The US stock market today is characterized by a seemingly unusual combination of very high valuations, following a period of strong earnings growth, and very low volatility. What do these ostensibly conflicting messages imply about the likelihood that the United States is headed toward a bear market?
To answer that question, we must look to past bear markets. And that requires us to define precisely what a bear market entails. The media nowadays delineate a “classic” or “traditional” bear market as a 20 percent decline in stock prices.
That definition did not appear in any media outlet before the 1990s, and there has been no indication of who established it. It may be rooted in the experience of Oct. 19, 1987, when the stock market dropped by just over 20 percent in a single day. Attempts to tie the term to the “Black Monday” story may have resulted in the 20 percent definition, which journalists and editors probably simply copied from one another.
In any case, that 20 percent figure is now widely accepted as an indicator of a bear market. Where there seems to be less overt consensus is on the time period for that decline. Indeed, those past newspaper reports often didn’t mention any time period at all in their definitions of a bear market. Journalists writing on the subject apparently did not think it necessary to be precise.
In assessing America’s past experience with bear markets, I used that traditional 20 percent figure, and added my own timing rubric. The peak before a bear market, per my definition, was the most recent 12-month high, and there should be some month in the subsequent year that is 20 percent lower. Whenever there was a contiguous sequence of peak months, I took the last one.

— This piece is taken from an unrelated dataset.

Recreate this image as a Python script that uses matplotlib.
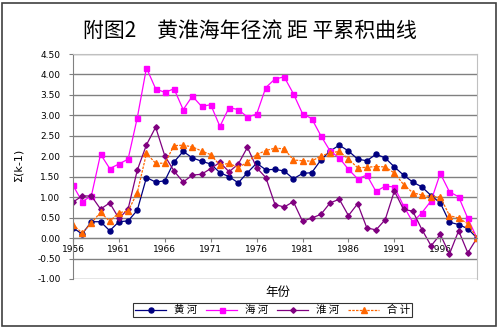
import matplotlib
matplotlib.use("Agg")
import matplotlib.pyplot as plt
from matplotlib.patches import Rectangle
import numpy as np

plt.rcParams['font.family'] = ['Noto Sans CJK SC', 'DejaVu Sans']

years = list(range(1956, 2001))

huang = [0.25, 0.10, 0.40, 0.40, 0.18, 0.40, 0.42, 0.68, 1.48, 1.37,
         1.40, 1.86, 2.12, 1.96, 1.88, 1.81, 1.60, 1.50, 1.35, 1.60,
         1.83, 1.67, 1.68, 1.64, 1.45, 1.58, 1.60, 1.91, 2.13, 2.27,
         2.13, 1.93, 1.89, 2.05, 1.96, 1.74, 1.54, 1.37, 1.25, 1.04,
         0.86, 0.39, 0.33, 0.23, 0.00]

hai = [1.29, 0.89, 1.03, 2.05, 1.70, 1.81, 1.93, 2.94, 4.16, 3.65,
       3.56, 3.65, 3.14, 3.47, 3.22, 3.26, 2.73, 3.19, 3.14, 2.96,
       3.03, 3.68, 3.89, 3.94, 3.53, 3.04, 2.92, 2.50, 2.13, 1.96,
       1.68, 1.45, 1.54, 1.14, 1.27, 1.25, 0.79, 0.39, 0.62, 0.91,
       1.58, 1.13, 1.01, 0.48, 0.00]

huai = [0.88, 1.03, 1.03, 0.71, 0.86, 0.48, 0.71, 1.66, 2.28, 2.71,
        2.01, 1.64, 1.37, 1.54, 1.56, 1.70, 1.85, 1.62, 1.81, 2.22,
        1.72, 1.48, 0.82, 0.76, 0.89, 0.41, 0.49, 0.58, 0.86, 0.95,
        0.55, 0.84, 0.25, 0.20, 0.45, 1.15, 0.70, 0.66, 0.21, -0.19,
        0.09, -0.39, 0.18, -0.36, 0.00]

total = [0.33, 0.12, 0.37, 0.63, 0.41, 0.62, 0.66, 1.11, 2.07, 1.83,
         1.83, 2.26, 2.27, 2.23, 2.13, 2.04, 1.78, 1.83, 1.72, 1.86,
         2.04, 2.14, 2.20, 2.18, 1.91, 1.89, 1.88, 2.01, 2.08, 2.12,
         1.93, 1.72, 1.73, 1.75, 1.74, 1.59, 1.31, 1.11, 1.05, 1.01,
         1.01, 0.55, 0.49, 0.35, 0.00]

labels = ['黄 河', '海 河', '淮 河', '合 计']

fig = plt.figure(figsize=(5, 3.29), dpi=100)
fig.patches.append(Rectangle((0.004, 0.009), 0.988, 0.982, transform=fig.transFigure,
                             fill=False, edgecolor='#404040', linewidth=1.2))

ax = fig.add_axes([73 / 500, 50 / 329, 404 / 500, 225 / 329])
ax.set_xlim(1956, 2000)
ax.set_ylim(-1, 4.5)

yt = np.arange(-1, 4.51, 0.5)
ax.set_yticks(yt)
ax.set_yticklabels(['%.2f' % v for v in yt], fontsize=6.5, family='DejaVu Sans')
for v in yt:
    ax.axhline(v, color='#808080', linewidth=1, zorder=0)

ax.spines['bottom'].set_position(('data', 0))
ax.spines['bottom'].set_color('#808080')
ax.spines['left'].set_color('#808080')
ax.spines['top'].set_color('#c0c0c0')
ax.spines['right'].set_color('#c0c0c0')
ax.set_xticks(range(1956, 2000, 5))
ax.set_xticklabels([str(y) for y in range(1956, 2000, 5)], fontsize=6.5, family='DejaVu Sans')
ax.tick_params(axis='x', direction='out', length=3, color='#808080', pad=2)
ax.tick_params(axis='y', direction='out', length=3, color='#808080', pad=6)

ax.plot(years, huang, color='#000080', marker='o', markersize=3.6, linewidth=0.9, label=labels[0])
ax.plot(years, hai, color='#ff00ff', marker='s', markersize=3.6, linewidth=0.9, label=labels[1])
ax.plot(years, huai, color='#800080', marker='D', markersize=2.8, linewidth=0.9, label=labels[2])
ax.plot(years, total, color='#ff6600', marker='^', markersize=4, linewidth=0.9,
        linestyle=(0, (2, 1)), label=labels[3])

fig.text(0.5, 0.905, '附图2　黄淮海年径流 距 平累积曲线', ha='center', va='center', fontsize=15)
fig.text(0.036, 0.5, 'Σ(k-1)', rotation=90, ha='center', va='center', fontsize=8, family='DejaVu Sans')
fig.text(0.556, 0.11, '年份', ha='center', va='center', fontsize=9)

leg = fig.legend(loc='center', bbox_to_anchor=(0.545, 0.057), ncol=4, fontsize=7.5,
                 frameon=True, fancybox=False, edgecolor='black', handlelength=3.0,
                 borderpad=0.2, columnspacing=0.9, handletextpad=0.7)
leg.get_frame().set_linewidth(0.8)

fig.savefig('out.png', dpi=100)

Referring to my compilation of monthly S&P Composite and related data, I found that there have been just 13 bear markets in the US since 1871. The peak months before the bear markets occurred in 1892, 1895, 1902, 1906, 1916, 1929, 1934, 1937, 1946, 1961, 1987, 2000 and 2007. A couple of notorious stock-market collapses – in 1968-70 and in 1973-74 – are not on the list, because they were more protracted and gradual.
Once the past bear markets were identified, it was time to assess stock valuations prior to them, using an indicator that my Harvard colleague John Y. Campbell and I developed in 1988 to predict long-term stock-market returns. The cyclically adjusted price-to-earnings (CAPE) ratio is found by dividing the real (inflation-adjusted) stock index by the average of 10 years of earnings, with higher-than-average ratios implying lower-than-average returns. Our research showed that the CAPE ratio is somewhat effective at predicting real returns over a 10-year period, although we did not report how well that ratio predicts bear markets.
This month, the CAPE ratio in the US is just above 30. That is a high ratio. Indeed, between 1881 and today, the average CAPE ratio has stood at just 16.8. Moreover, it has exceeded 30 only twice during that period: in 1929 and in 1997-2002.
But that does not mean that high CAPE ratios aren’t associated with bear markets. On the contrary, in the peak months before past bear markets, the average CAPE ratio was higher than average, at 22.1, suggesting that the CAPE does tend to rise before a bear market.
Moreover, the three times when there was a bear market with a below-average CAPE ratio were after 1916 (during World War I), 1934 (during the Great Depression), and 1946 (during the post-World War II recession). A high CAPE ratio thus implies potential vulnerability to a bear market, although it is by no means a perfect predictor.
To be sure, there does seem to be some promising news. According to my data, real S&P Composite stock earnings have grown 1.8 percent per year, on average, since 1881. From the second quarter of 2016 to the second quarter of 2017, by contrast, real earnings growth was 13.2 percent, well above the historical annual rate.
But this high growth does not reduce the likelihood of a bear market. In fact, peak months before past bear markets also tended to show high real earnings growth: 13.3 percent per year, on average, for all 13 episodes. Moreover, at the market peak just before the biggest ever stock-market drop, in 1929-32, 12-month real earnings growth stood at 18.3 percent.
Another piece of ostensibly good news is that average stock-price volatility – measured by finding the standard deviation of monthly percentage changes in real stock prices for the preceding year – is an extremely low 1.2 percent. Between 1872 and 2017, volatility was nearly three times as high at 3.5 percent.
Yet, again, this does not mean that a bear market isn’t approaching. In fact, stock-price volatility was lower than average in the year leading up to the peak month preceding the 13 previous US bear markets, although today’s level is lower than the 3.1 percent average for those periods. At the peak month for the stock market before the 1929 crash, volatility was only 2.8 percent.
In short, the US stock market today looks a lot like it did at the peaks before most of the country’s 13 previous bear markets. This is not to say that a bear market is guaranteed: such episodes are difficult to anticipate, and the next one may still be a long way off. And even if a bear market does arrive, for anyone who does not buy at the market’s peak and sell at the trough, losses tend to be less than 20 percent.
But my analysis should serve as a warning against complacency. Investors who allow faulty impressions of history to lead them to assume too much stock-market risk today may be inviting considerable losses.